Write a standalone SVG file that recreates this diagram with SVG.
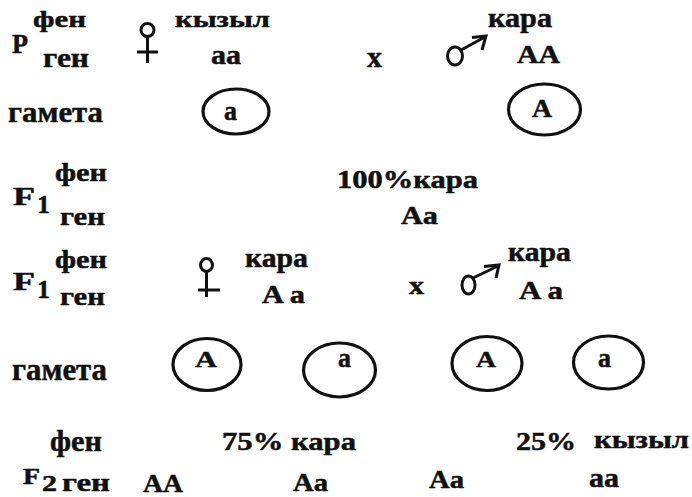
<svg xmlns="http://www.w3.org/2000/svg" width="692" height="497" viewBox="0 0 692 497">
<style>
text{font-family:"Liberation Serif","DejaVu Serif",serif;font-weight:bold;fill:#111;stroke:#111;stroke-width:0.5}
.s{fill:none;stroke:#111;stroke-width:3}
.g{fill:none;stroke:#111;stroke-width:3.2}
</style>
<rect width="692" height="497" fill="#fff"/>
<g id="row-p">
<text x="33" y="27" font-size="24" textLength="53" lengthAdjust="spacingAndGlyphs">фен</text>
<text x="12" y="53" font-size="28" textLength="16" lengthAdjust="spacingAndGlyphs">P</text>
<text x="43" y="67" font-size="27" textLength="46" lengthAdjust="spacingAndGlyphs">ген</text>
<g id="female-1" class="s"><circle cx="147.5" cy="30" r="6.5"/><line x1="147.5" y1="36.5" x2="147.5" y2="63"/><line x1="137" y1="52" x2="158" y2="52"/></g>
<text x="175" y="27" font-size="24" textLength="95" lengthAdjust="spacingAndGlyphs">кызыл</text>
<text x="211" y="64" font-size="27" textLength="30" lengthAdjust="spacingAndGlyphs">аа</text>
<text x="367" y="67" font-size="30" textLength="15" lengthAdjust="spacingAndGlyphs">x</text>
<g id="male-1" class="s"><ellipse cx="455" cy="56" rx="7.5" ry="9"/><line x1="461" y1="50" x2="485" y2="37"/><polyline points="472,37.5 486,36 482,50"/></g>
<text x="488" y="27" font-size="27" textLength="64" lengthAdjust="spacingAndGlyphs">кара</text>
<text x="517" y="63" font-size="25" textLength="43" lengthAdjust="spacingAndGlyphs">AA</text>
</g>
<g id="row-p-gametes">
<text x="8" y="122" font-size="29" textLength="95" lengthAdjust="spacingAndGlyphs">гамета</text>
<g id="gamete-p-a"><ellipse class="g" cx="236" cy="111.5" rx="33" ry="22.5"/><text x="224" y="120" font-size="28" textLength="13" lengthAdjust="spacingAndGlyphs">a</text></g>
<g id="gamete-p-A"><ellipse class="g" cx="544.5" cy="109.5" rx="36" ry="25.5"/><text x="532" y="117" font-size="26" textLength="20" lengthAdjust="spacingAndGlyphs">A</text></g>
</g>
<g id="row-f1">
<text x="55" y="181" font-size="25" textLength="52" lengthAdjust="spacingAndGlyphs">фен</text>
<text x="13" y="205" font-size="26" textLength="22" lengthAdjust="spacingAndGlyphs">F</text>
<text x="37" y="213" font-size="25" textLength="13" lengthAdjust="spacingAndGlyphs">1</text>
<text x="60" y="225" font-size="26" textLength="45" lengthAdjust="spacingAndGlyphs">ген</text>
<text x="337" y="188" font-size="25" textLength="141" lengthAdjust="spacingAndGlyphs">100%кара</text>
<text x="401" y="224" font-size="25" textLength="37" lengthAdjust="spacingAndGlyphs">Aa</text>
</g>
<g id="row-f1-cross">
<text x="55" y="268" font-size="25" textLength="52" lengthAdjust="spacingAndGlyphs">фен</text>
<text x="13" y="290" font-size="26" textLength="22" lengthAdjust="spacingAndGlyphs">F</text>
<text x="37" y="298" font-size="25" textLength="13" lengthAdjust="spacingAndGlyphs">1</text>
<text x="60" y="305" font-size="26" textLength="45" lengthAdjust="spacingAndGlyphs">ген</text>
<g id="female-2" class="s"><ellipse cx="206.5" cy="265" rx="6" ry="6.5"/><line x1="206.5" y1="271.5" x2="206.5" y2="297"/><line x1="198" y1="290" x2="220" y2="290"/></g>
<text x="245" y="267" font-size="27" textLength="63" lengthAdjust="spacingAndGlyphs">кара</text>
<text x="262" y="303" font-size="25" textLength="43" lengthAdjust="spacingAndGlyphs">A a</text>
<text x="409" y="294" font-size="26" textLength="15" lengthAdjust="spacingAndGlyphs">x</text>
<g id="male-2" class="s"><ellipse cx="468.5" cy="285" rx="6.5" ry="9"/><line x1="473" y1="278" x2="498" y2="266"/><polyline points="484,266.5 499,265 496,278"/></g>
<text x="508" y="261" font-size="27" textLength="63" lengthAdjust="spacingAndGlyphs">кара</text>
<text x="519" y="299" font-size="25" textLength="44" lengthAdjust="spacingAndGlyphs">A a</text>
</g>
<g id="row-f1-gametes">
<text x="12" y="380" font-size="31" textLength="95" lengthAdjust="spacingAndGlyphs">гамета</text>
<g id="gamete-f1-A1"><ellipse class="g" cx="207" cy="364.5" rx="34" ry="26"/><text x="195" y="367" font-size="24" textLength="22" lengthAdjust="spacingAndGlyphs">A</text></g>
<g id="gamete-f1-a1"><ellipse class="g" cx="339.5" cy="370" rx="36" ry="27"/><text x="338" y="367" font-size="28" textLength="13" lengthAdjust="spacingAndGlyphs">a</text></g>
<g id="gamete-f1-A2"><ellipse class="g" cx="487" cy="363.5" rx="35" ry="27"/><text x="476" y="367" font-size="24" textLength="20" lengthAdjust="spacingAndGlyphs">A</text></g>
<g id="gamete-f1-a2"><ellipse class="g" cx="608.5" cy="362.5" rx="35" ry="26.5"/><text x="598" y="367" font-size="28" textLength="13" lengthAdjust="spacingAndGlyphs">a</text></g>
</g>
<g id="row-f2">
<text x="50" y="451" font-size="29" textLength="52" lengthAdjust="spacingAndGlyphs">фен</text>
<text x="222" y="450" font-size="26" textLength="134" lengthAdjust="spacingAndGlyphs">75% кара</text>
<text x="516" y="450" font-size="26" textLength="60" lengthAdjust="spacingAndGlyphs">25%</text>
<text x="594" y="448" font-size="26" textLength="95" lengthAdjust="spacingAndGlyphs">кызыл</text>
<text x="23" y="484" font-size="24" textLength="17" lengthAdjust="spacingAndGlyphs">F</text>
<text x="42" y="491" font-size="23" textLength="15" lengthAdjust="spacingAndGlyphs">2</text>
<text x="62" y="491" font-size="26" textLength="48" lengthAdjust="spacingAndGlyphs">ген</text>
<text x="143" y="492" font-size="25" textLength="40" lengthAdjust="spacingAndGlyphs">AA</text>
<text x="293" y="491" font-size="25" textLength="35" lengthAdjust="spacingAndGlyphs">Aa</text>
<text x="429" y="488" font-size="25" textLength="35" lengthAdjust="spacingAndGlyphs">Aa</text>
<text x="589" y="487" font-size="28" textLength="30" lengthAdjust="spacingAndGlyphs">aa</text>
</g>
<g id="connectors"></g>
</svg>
▬▬▬▬▬▬▬▬▬▬
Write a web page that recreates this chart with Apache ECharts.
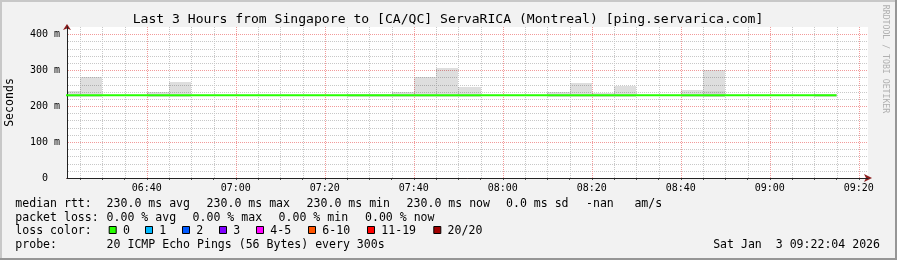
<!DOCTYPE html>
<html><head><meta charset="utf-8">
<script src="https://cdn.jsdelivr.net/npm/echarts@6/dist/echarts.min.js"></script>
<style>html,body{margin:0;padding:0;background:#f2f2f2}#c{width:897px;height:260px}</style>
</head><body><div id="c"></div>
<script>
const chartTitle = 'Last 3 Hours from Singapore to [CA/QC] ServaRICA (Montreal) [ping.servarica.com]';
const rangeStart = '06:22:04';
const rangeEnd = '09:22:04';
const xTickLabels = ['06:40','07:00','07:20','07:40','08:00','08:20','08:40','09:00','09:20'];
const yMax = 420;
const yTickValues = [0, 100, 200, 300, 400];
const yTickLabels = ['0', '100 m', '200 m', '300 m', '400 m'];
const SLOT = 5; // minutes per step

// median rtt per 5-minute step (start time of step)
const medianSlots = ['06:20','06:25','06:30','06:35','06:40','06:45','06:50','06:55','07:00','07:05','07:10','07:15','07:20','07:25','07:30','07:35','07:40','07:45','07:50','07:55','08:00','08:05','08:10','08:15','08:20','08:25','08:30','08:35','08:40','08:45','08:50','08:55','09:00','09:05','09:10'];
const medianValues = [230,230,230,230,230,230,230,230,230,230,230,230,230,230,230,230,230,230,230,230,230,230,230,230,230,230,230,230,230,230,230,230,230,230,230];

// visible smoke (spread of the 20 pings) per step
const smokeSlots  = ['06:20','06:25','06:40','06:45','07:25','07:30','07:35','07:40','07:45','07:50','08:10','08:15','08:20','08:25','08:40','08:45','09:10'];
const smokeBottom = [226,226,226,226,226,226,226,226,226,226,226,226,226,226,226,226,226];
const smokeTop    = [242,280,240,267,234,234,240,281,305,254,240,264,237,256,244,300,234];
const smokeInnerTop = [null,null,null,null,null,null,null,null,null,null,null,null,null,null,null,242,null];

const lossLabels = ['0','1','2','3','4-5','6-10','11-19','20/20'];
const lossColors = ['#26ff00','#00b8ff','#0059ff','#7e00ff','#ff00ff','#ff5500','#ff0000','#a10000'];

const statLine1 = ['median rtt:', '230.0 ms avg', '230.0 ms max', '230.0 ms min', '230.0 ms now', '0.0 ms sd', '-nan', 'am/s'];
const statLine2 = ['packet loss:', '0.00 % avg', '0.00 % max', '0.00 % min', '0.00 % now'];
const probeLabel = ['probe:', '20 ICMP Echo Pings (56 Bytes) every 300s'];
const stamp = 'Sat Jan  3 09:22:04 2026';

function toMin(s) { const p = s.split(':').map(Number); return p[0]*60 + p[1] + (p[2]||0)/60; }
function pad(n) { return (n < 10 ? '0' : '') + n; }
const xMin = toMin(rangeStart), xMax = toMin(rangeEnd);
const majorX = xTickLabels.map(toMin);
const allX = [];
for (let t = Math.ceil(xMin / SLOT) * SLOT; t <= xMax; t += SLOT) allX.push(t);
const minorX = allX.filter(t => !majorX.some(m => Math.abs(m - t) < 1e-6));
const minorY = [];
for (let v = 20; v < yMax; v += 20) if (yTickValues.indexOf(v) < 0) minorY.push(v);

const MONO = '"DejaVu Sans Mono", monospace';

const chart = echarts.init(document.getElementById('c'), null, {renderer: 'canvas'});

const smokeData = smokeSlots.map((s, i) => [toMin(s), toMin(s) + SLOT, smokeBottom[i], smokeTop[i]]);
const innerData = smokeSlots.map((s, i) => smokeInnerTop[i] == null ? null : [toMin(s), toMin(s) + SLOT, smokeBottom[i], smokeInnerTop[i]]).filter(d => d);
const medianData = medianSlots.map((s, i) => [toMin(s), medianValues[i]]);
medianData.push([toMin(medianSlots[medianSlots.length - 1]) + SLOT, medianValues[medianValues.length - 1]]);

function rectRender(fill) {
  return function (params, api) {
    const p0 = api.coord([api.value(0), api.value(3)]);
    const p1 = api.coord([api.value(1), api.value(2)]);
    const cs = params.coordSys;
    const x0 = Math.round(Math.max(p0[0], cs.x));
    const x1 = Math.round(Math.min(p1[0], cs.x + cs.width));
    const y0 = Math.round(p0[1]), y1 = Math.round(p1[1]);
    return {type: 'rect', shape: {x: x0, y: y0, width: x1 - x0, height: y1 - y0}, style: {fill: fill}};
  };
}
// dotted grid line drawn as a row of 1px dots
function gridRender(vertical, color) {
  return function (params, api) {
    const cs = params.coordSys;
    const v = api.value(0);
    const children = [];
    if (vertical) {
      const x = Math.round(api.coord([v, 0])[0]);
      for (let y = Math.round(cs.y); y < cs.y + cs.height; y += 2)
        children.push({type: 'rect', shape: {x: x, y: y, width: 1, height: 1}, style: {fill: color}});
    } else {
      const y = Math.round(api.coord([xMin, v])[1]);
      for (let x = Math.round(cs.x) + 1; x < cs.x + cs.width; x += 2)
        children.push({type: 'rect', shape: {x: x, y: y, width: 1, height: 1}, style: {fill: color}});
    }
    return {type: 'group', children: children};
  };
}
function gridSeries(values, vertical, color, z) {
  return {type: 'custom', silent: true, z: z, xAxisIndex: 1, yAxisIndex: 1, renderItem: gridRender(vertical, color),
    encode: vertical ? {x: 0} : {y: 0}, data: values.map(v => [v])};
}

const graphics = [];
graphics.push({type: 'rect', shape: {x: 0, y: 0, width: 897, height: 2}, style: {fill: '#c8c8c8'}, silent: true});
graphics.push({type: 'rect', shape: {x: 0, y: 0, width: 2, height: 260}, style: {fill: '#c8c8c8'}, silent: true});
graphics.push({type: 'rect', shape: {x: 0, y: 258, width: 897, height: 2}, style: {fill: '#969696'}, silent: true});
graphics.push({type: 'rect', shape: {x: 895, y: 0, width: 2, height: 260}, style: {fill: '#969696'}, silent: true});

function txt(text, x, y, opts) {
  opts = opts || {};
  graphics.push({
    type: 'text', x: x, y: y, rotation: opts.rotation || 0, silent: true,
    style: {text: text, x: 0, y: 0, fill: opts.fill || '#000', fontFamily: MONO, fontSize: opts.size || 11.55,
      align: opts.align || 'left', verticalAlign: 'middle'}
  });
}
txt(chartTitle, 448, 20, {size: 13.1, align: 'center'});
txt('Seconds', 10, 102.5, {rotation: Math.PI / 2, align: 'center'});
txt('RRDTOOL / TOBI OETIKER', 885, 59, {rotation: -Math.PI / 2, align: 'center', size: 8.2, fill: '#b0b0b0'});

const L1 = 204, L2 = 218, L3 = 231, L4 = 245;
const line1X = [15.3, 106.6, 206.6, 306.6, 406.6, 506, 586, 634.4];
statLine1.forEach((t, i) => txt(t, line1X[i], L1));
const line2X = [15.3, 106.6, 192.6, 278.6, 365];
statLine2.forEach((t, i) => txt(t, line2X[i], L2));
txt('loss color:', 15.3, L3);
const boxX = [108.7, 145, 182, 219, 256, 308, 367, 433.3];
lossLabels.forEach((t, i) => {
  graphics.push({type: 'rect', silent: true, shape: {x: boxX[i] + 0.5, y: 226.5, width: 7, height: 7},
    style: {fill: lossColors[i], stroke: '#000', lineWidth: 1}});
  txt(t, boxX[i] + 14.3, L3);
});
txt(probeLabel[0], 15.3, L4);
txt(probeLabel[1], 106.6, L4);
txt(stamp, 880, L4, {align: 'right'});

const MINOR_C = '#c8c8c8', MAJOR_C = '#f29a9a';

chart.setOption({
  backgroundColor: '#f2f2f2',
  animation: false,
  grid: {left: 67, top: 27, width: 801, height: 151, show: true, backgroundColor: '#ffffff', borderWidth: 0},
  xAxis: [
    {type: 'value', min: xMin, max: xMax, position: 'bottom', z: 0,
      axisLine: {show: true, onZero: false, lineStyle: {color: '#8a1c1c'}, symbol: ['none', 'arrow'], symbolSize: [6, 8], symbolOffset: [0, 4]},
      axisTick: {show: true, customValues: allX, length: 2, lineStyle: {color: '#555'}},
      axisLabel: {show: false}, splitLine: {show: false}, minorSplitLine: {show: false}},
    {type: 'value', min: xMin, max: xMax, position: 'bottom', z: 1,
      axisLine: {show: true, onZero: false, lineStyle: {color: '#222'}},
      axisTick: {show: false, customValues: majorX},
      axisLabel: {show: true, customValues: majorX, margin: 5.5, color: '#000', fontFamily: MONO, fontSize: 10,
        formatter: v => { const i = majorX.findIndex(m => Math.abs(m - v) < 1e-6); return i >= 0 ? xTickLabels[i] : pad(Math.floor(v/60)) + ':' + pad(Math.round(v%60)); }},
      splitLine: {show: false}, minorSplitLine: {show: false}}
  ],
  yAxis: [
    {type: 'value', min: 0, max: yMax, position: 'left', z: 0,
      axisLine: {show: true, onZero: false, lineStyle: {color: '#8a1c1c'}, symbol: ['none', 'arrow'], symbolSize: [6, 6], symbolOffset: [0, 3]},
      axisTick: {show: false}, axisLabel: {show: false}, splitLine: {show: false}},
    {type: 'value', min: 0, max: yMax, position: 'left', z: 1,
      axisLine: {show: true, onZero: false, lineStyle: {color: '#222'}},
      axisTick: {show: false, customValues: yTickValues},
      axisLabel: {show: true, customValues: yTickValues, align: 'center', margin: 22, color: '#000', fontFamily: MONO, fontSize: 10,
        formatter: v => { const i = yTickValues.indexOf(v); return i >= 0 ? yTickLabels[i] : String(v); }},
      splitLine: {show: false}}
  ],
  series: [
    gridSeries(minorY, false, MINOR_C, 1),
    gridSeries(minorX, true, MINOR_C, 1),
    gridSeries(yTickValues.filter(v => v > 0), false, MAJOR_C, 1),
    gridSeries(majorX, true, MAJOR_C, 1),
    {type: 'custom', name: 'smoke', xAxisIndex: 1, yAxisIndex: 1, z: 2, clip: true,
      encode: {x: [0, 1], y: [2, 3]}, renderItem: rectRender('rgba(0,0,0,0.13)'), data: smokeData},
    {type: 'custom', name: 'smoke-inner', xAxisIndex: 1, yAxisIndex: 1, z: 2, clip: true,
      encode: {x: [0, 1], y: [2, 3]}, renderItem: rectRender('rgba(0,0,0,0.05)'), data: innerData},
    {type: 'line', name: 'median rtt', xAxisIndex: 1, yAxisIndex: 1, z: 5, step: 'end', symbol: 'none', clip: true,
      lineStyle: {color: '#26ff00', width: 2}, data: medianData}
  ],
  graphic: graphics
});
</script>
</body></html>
▬▬▬▬▬▬▬▬▬▬
# GIVEN REQUEST
From the records given above, copy all lines containing "this".

# RIGHT ANSWER
Write a standalone SVG file that recreates this diagram with SVG.
Write a web page that recreates this chart with Apache ECharts.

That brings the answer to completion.